Address: 2728 Kingston Pike, Knoxville, TN 37919
Mabry-Hazen House (1858)
The Mabry-Hazen House Museum is listed on the National Register of Historic Places and is another historic home in Knoxville with Civil War history. The house is on six acres and sits atop Mabry’s Hill. The house was built in 1858 and housed three generations of the same family from 1858 to 1987. During the Civil War, the house was used as headquarters by both the Union and Confederate Armies!
If you’ve read Mark Twain’s Life on the Mississippi you might already know a little bit about the Mabrys! The famous gun flight on Gay Street that killed Joseph Mabry III in 1882 was popularized by Twain’s book. And if that isn’t enough Americana for you, well there is more.
Today, Mabry-Hazen is Knoxville’s only historic home museum with the full original family collection. The home offers a rare glimpse into the past with its original china, silver, and antique furnishings. It is one of the largest original family collections in the country! And while the home is really quite remarkable, it was the Bethel Cemetery down the hill from the house that caught my attention when I was learning about the Knoxville’s historic homes.
Knoxville was an important part of the American Civil War so it comes as no surprise that the city would also have a cemetery where many soldiers were laid to rest. After the Civil War, the federal government set out to locate all the Union casualties buried around the South and Knoxville for reinterment at the newly established National Cemetery in Washington D.C. The Confederate casualties did not get the same consideration which left the mater of a Confederate Cemetery to the local community.
Located on Bethel Avenue and just down the road from the Mabry-Hazen House, Bethel Cemetery contains more than 1,600 Confederate dead – including about one hundred who were killed in the battle of Fort Sanders. There are also around 50 “Union” men, several widows, and Civil War veterans who are also interred at Bethel.
Address: 1711 Dandridge Avenue, Knoxville, TN 37915
One of the best-preserved historic homes of Knoxville, this Richardsonian Romanesque-style home sits on 4.5 acres and is closely related to Cresent Bend.
The historic Westwood home was built as a “wedding promise” in 1890 by John Edwin Lutz and his wife, Ann Adelia Armstrong Lutz, on property owned by her grandfather, Drury P. Armstrong. This was somewhat of a tradition in the family and Westwood is one of three houses (Cresent Bend and Bleak are the others) built by the Armstrong/Lutz family as wedding promises. This family tradition is why the three houses are called “The Three Sisters”.
Westwood’s very distinct serpentine wall was added in 1933 for the wedding reception of Cecil Holloway (Adelia and John’s granddaughter). But the highlight of Westwood is Ann’s studio. Ann was an accomplished artist and was the state’s first professional female artist so the studio is the house’s most significant component – especially its carefully though-out design. The studio has cathedral ceilings and large skylights which let in the natural light she needed for painting.

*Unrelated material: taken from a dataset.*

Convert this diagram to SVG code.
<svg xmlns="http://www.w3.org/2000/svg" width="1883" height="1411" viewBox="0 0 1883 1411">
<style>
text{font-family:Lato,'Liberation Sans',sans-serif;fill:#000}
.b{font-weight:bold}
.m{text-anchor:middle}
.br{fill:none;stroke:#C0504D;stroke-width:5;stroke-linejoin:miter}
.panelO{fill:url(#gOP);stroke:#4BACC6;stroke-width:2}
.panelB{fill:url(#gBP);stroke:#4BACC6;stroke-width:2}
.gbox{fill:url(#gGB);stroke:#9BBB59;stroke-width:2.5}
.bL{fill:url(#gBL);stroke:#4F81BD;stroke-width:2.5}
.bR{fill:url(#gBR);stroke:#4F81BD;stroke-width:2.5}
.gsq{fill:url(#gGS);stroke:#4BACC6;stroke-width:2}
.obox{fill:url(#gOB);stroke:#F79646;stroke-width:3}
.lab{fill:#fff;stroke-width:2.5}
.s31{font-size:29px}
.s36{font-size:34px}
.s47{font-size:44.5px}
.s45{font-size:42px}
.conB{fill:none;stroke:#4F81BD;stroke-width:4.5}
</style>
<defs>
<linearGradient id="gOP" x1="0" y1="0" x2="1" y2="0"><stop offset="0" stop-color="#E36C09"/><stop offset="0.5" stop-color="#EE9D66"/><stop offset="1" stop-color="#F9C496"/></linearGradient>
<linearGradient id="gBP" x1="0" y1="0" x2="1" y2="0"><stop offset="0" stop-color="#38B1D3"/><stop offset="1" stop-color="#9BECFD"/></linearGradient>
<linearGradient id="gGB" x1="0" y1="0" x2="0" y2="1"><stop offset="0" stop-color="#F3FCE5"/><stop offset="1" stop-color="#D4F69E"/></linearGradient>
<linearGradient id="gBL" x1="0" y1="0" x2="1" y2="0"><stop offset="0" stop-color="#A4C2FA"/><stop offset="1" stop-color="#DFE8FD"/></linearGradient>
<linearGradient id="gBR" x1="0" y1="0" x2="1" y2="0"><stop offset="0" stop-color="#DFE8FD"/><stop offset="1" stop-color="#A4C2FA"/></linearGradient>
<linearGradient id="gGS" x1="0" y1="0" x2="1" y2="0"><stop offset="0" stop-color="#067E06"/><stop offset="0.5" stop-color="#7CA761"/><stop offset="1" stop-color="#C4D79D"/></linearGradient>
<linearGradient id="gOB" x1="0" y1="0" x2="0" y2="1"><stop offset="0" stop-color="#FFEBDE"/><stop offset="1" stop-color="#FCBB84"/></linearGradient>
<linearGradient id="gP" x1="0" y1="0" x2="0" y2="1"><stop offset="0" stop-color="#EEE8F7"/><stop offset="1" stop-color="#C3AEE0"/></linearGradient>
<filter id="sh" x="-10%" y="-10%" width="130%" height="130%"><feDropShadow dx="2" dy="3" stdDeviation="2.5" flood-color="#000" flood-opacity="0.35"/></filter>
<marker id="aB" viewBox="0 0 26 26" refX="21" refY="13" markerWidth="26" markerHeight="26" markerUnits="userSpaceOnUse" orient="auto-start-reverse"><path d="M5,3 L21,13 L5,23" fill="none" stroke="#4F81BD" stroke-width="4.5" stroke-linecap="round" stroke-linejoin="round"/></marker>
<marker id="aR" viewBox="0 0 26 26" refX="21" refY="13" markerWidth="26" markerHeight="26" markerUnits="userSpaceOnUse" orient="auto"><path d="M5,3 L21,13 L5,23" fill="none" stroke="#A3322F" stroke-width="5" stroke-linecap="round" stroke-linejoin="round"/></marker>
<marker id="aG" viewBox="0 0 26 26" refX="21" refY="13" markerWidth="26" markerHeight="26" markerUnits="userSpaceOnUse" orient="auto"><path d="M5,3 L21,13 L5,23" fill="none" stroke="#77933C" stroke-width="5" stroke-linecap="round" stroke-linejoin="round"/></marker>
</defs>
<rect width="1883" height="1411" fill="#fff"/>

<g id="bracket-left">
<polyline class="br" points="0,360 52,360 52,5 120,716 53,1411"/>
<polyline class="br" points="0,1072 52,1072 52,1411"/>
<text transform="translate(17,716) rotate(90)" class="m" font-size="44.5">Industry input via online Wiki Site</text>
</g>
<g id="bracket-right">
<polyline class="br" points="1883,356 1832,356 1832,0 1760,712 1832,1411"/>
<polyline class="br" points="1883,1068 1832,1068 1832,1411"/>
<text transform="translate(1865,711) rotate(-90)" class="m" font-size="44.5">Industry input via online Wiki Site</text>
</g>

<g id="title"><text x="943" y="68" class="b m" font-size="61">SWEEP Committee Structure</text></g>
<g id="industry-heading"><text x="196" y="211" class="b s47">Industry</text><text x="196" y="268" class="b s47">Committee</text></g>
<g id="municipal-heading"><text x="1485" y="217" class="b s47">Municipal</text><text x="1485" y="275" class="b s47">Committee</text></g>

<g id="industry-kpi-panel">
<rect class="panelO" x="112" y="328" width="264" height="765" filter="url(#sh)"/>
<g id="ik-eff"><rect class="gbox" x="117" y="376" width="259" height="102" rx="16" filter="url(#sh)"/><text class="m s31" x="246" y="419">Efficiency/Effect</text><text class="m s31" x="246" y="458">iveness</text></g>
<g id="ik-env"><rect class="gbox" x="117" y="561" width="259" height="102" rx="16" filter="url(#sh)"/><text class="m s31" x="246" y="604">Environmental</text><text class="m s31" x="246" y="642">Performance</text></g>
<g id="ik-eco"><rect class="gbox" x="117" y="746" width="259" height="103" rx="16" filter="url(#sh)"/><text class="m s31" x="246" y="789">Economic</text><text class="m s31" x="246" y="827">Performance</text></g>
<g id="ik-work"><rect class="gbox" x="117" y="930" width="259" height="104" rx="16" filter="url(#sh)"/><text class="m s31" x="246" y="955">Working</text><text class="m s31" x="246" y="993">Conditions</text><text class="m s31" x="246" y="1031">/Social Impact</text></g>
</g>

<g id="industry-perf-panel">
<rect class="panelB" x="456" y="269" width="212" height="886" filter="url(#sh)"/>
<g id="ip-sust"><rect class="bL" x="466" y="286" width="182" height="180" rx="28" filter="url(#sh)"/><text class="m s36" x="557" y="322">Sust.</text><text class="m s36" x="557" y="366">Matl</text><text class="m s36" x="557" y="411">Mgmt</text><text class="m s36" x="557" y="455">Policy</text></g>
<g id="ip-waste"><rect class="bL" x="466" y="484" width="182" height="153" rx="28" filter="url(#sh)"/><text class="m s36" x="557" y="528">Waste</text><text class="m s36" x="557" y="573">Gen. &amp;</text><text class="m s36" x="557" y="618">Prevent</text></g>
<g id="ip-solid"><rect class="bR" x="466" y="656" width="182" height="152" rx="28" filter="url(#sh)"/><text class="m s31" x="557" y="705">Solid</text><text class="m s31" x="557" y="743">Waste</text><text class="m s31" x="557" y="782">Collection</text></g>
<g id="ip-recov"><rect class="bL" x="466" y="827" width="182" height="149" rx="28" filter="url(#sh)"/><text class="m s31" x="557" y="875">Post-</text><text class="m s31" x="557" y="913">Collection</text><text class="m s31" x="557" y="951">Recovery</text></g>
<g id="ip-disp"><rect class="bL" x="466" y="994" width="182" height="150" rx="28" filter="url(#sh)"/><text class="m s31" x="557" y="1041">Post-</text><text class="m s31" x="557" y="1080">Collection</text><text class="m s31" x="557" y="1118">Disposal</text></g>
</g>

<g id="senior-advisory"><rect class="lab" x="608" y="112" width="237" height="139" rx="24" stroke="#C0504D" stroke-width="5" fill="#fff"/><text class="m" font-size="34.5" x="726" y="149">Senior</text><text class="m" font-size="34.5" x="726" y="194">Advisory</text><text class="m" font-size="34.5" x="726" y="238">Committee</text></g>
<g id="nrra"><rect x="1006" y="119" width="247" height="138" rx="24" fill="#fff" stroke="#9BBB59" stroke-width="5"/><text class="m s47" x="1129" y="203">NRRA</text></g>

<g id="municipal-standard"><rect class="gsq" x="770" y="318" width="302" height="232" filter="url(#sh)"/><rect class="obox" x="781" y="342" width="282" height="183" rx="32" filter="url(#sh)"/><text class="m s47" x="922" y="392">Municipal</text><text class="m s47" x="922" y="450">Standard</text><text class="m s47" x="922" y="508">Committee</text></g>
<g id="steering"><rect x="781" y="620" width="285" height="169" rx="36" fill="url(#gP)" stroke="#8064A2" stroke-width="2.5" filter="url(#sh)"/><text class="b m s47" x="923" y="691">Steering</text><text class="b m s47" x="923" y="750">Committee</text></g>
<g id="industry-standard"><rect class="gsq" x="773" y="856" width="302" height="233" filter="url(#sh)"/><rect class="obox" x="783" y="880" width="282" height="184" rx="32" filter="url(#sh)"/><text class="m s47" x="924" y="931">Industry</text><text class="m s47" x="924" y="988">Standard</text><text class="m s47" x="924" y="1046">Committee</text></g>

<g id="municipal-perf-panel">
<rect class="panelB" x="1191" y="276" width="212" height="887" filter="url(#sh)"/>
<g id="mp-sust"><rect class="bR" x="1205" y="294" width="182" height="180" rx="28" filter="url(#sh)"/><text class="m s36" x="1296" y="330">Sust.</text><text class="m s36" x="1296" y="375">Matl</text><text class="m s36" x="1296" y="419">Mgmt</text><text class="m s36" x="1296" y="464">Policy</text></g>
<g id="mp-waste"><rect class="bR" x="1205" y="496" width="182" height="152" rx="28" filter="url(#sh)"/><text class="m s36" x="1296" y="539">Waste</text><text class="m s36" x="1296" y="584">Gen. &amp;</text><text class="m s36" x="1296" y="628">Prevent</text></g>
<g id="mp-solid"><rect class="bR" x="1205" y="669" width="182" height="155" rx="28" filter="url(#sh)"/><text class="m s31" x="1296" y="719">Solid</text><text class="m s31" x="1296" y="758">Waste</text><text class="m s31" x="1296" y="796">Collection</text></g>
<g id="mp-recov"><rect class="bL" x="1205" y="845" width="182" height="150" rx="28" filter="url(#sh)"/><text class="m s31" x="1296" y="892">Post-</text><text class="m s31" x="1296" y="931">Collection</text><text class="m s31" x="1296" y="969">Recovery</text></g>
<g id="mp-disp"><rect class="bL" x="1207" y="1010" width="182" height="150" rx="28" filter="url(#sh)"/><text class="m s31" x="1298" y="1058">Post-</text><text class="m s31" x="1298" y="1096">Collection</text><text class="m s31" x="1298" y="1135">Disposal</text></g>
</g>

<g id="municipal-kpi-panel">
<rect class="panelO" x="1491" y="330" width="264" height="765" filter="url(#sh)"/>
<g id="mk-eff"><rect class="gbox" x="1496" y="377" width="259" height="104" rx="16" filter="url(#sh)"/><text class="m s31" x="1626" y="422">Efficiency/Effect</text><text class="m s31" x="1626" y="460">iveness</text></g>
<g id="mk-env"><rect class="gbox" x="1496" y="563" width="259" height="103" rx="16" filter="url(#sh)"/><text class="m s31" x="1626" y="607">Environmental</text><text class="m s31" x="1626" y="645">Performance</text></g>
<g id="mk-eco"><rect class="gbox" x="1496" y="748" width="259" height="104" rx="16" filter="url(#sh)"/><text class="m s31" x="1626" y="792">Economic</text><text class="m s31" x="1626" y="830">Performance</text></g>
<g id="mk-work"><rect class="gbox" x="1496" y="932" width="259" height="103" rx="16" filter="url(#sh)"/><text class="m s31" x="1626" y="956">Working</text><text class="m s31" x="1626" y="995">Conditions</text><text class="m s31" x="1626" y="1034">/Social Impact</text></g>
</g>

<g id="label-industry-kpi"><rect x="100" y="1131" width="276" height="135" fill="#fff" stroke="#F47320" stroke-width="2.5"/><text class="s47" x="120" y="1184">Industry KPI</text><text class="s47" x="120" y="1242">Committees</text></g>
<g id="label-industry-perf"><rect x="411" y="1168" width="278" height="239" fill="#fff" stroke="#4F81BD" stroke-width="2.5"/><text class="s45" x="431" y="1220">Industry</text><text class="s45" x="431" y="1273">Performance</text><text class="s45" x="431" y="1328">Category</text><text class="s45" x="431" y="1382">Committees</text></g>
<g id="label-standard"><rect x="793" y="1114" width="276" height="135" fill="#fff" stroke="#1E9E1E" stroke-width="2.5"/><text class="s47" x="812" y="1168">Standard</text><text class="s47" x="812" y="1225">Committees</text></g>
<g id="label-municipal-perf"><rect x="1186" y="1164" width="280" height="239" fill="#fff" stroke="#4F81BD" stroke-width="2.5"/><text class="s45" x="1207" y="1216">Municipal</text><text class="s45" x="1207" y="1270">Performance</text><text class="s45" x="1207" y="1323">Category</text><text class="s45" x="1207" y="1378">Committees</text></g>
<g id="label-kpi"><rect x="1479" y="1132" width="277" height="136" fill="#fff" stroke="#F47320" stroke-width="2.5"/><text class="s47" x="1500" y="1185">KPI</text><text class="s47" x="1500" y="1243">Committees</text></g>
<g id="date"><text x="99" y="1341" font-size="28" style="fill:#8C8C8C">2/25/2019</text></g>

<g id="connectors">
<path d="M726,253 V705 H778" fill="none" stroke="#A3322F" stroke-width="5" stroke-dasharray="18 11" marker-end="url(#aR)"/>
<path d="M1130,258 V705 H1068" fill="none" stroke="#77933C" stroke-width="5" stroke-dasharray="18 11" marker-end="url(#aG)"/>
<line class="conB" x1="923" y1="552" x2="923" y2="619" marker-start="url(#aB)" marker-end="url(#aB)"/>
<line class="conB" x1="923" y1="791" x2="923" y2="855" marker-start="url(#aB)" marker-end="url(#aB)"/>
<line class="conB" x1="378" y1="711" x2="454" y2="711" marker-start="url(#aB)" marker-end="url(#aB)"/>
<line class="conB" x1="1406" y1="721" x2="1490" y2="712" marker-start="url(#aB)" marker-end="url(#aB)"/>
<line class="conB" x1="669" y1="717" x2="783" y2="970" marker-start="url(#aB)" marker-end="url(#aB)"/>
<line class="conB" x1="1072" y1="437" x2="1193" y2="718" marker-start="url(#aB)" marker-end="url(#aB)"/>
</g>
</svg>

Four generations of the same family lived in the house between 1890 and 2012. And the home is still completely intact too! So you really get to see what life was like for Ann and her husband, as well as the generations that followed.
Address: 3425 Kingston Pike, Knoxville, TN 37919
If you are interested in local history, architecture, historic preservation, or beautiful gardens the historic homes in Knoxville will captivate you. Each one of these homes shaped the city and the families who lived in them have left behind a story for us to enjoy. It is hard to visit all the homes in one day, so we recommend taking a long weekend to see them. Many are relatively close to each other and near great shops, restaurants, and great breweries to check out.